*** Dataset content ***

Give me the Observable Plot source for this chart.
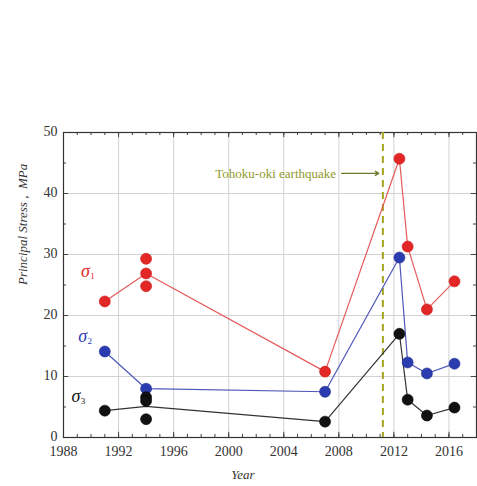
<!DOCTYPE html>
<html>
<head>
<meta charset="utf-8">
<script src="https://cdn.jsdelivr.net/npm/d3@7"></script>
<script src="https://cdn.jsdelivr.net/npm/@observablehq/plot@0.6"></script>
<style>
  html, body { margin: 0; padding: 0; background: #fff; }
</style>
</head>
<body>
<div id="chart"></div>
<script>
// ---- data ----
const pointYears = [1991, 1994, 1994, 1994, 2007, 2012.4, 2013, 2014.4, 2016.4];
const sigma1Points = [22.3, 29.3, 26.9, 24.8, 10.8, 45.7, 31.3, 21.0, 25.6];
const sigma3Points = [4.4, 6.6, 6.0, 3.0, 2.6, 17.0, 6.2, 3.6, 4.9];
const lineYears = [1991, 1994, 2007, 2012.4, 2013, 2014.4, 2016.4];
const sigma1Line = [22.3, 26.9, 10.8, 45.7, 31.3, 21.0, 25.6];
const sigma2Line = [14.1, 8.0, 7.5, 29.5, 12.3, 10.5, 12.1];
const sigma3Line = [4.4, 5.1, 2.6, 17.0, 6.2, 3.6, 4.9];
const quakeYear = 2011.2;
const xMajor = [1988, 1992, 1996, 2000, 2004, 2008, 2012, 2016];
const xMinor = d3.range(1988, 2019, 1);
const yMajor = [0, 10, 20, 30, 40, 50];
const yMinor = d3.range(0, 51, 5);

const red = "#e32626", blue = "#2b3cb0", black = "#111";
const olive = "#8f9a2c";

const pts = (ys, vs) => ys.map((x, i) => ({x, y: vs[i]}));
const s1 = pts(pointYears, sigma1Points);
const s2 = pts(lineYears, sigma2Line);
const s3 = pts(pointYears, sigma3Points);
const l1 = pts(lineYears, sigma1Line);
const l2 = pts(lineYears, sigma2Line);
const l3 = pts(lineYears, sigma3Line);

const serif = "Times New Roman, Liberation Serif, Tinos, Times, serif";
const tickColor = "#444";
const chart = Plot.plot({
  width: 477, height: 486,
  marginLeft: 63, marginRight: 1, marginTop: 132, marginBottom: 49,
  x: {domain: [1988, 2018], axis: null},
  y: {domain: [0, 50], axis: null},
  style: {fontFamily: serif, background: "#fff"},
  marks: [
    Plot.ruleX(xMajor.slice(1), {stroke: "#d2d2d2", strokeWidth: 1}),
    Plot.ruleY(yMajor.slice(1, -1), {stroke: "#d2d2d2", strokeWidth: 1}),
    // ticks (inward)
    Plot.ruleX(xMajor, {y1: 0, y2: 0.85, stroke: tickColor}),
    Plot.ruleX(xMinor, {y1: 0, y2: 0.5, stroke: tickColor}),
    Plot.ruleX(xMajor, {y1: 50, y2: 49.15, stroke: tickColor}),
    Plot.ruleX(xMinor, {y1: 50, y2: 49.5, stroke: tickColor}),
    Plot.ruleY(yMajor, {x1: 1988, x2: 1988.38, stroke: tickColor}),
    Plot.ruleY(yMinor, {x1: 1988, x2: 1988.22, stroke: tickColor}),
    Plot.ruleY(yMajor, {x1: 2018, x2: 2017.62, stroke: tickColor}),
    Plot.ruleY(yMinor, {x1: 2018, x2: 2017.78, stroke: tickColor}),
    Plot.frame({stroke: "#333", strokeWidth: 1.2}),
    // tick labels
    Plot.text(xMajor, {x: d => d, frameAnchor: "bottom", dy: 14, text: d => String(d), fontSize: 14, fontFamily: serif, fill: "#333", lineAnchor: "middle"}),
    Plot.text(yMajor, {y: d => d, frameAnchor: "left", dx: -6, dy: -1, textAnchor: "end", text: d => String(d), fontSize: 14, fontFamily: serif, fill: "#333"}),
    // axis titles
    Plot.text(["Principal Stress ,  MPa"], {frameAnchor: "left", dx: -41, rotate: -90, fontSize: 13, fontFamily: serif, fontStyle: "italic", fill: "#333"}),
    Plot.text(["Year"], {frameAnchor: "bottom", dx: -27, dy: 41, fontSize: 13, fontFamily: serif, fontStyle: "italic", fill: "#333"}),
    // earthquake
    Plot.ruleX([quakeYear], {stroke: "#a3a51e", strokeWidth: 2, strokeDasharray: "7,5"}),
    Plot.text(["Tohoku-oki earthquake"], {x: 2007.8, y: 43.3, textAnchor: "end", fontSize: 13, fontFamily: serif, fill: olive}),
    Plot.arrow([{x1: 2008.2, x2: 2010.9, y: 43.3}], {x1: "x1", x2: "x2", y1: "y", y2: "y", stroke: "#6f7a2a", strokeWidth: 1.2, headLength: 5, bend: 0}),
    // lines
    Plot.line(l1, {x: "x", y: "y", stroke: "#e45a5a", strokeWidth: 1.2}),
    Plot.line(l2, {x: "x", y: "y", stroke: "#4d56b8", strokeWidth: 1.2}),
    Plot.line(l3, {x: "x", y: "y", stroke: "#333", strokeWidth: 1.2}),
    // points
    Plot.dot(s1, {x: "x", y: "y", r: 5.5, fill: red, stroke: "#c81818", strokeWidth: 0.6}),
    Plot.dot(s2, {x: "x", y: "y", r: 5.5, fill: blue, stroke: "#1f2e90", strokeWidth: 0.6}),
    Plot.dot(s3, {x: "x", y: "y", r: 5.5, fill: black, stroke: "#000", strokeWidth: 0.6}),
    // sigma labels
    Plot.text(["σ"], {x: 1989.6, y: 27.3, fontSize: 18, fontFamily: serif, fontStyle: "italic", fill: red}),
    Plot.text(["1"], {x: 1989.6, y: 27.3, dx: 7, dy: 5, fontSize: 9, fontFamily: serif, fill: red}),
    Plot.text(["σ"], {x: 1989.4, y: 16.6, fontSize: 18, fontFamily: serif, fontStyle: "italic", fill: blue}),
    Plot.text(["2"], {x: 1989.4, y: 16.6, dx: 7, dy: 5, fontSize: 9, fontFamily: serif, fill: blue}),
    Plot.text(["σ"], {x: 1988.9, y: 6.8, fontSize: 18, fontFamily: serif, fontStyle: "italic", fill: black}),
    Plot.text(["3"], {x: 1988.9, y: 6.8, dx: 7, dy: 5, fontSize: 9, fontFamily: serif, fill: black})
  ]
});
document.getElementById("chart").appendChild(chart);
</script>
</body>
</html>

***

• Task requirements: Find all lines holding the string "chart" and copy them.

• Result of the exercise:
Give me the Observable Plot source for this chart.
<div id="chart"></div>
const chart = Plot.plot({
document.getElementById("chart").appendChild(chart);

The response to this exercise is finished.